19 March 2014

"O que nos resguarda é o peito da outra pessoa"

[Uma passagem deliciosa escolhida pela Mafalda aqui.]

(...) alguém que porventura não vemos e que nos resguarda as costas com o peito, que está prestes a roçar em nós e acaba sempre por fazê-lo, e às vezes, inclusive, essa pessoa põe-nos uma mão no ombro, por meio da qual nos tranquiliza e também nos agarra.

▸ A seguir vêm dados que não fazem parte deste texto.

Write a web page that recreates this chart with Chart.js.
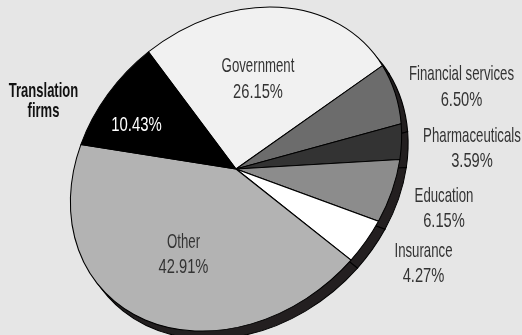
<!DOCTYPE html>
<html>
<head>
<meta charset="utf-8">
<script src="https://cdn.jsdelivr.net/npm/chart.js@4.4.1/dist/chart.umd.min.js"></script>
<style>
  html, body { margin: 0; padding: 0; background: #e6e6e6; }
  canvas { display: block; }
</style>
</head>
<body>
<canvas id="pie" width="522" height="335"></canvas>
<script>
// Market segments and their shares (percent)
const categories = ['Government', 'Financial services', 'Pharmaceuticals', 'Education', 'Insurance', 'Other', 'Translation firms'];
const shares = [26.15, 6.50, 3.59, 6.15, 4.27, 42.91, 10.43];
const sliceColors = ['#f1f1f1', '#6c6c6c', '#333333', '#8c8c8c', '#ffffff', '#b3b3b3', '#000000'];

// Tilted-disc look: the flat pie is squeezed into a rotated ellipse and
// given a dark side wall shifted down and to the right.
const TILT = { angle: -42 * Math.PI / 180, major: 180, minor: 146, depthX: 6.5, depthY: 8, side: '#231f20' };

function applyTilt(ctx, cx, cy, r) {
  ctx.translate(cx, cy);
  ctx.rotate(TILT.angle);
  ctx.scale(TILT.major / r, TILT.minor / r);
  ctx.rotate(-TILT.angle);
  ctx.translate(-cx, -cy);
}

const tiltPlugin = {
  id: 'tilt',
  beforeDatasetsDraw(chart) {
    const ctx = chart.ctx;
    const arcs = chart.getDatasetMeta(0).data;
    const { x, y, outerRadius } = arcs[0];
    // side wall
    ctx.save();
    ctx.translate(TILT.depthX, TILT.depthY);
    applyTilt(ctx, x, y, outerRadius);
    arcs.forEach(a => {
      ctx.beginPath();
      ctx.moveTo(x, y);
      ctx.arc(x, y, outerRadius, a.startAngle, a.endAngle);
      ctx.closePath();
      ctx.fillStyle = TILT.side;
      ctx.fill();
      ctx.lineWidth = 1;
      ctx.strokeStyle = '#000000';
      ctx.stroke();
    });
    ctx.restore();
    // top face
    ctx.save();
    applyTilt(ctx, x, y, outerRadius);
  },
  afterDatasetsDraw(chart) {
    chart.ctx.restore();
  }
};

// Label placement: anchor (centre x, first baseline) and line gap per slice
const labelLayout = [
  { x: 258,   y: 71.5, gap: 26.5 },
  { x: 461.5, y: 80,   gap: 26 },
  { x: 472,   y: 142,  gap: 25 },
  { x: 444,   y: 202,  gap: 25 },
  { x: 423.5, y: 257,  gap: 25 },
  { x: 183.5, y: 248,  gap: 25 },
  { x: 43.5,  y: 97,   gap: 20, bold: true, split: true, valueAt: { x: 136.5, y: 131 } }
];

function condensedText(ctx, text, x, y, sx) {
  ctx.save();
  ctx.translate(x, y);
  ctx.scale(sx, 1);
  ctx.textAlign = 'center';
  ctx.textBaseline = 'alphabetic';
  ctx.fillText(text, 0, 0);
  ctx.restore();
}

const labelPlugin = {
  id: 'sliceLabels',
  afterDraw(chart) {
    const ctx = chart.ctx;
    ctx.save();
    categories.forEach((name, i) => {
      const L = labelLayout[i];
      const value = shares[i].toFixed(2) + '%';
      if (L.split) {
        ctx.font = 'bold 21px "Liberation Sans", Arial, sans-serif';
        ctx.fillStyle = '#111111';
        name.split(' ').forEach((part, k) => condensedText(ctx, part, L.x, L.y + k * L.gap, 0.62));
        ctx.font = '21px "Liberation Sans", Arial, sans-serif';
        ctx.fillStyle = '#ffffff';
        condensedText(ctx, value, L.valueAt.x, L.valueAt.y, 0.71);
      } else {
        ctx.font = '21px "Liberation Sans", Arial, sans-serif';
        ctx.fillStyle = '#333333';
        condensedText(ctx, name, L.x, L.y, 0.63);
        condensedText(ctx, value, L.x, L.y + L.gap, 0.70);
      }
    });
    ctx.restore();
  }
};

new Chart(document.getElementById('pie'), {
  type: 'pie',
  data: {
    labels: categories,
    datasets: [{
      data: shares,
      backgroundColor: sliceColors,
      borderColor: '#000000',
      borderWidth: 1,
      clip: false
    }]
  },
  options: {
    responsive: false,
    animation: false,
    events: [],
    rotation: -37.8,
    layout: { padding: { left: 76, right: 126, top: 9, bottom: 6 } },
    plugins: {
      legend: { display: false },
      tooltip: { enabled: false }
    }
  },
  plugins: [tiltPlugin, labelPlugin]
});
</script>
</body>
</html>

Assim dorme, ou está convencida de que dorme, a maioria dos casais e namorados, os dois voltam-se para o mesmo lado quando se dão as boas-noites, de modo que um passa a noite inteira de costas voltadas para o outro e sabe que está amparado por ele ou ela, por esse outro, e, a meio da noite, ao acordar sobressaltado por um pesadelo ou sentindo-se incapaz de conciliar o sono, ao ser acometido por uma febre ou julgar-se sozinho, abandonado e às escuras, basta-lhe dar meia-volta e ver então, à sua frente o rosto daquele que o resguarda, que se deixará beijar em tudo o que no rosto for beijável (nariz, olhos e boca; queixo, testa e faces) ou quem sabe, meio adormecido, lhe pousará uma mão no ombro para o tranquilizar, ou para o agarrar, ou talvez para se segurar a si próprio.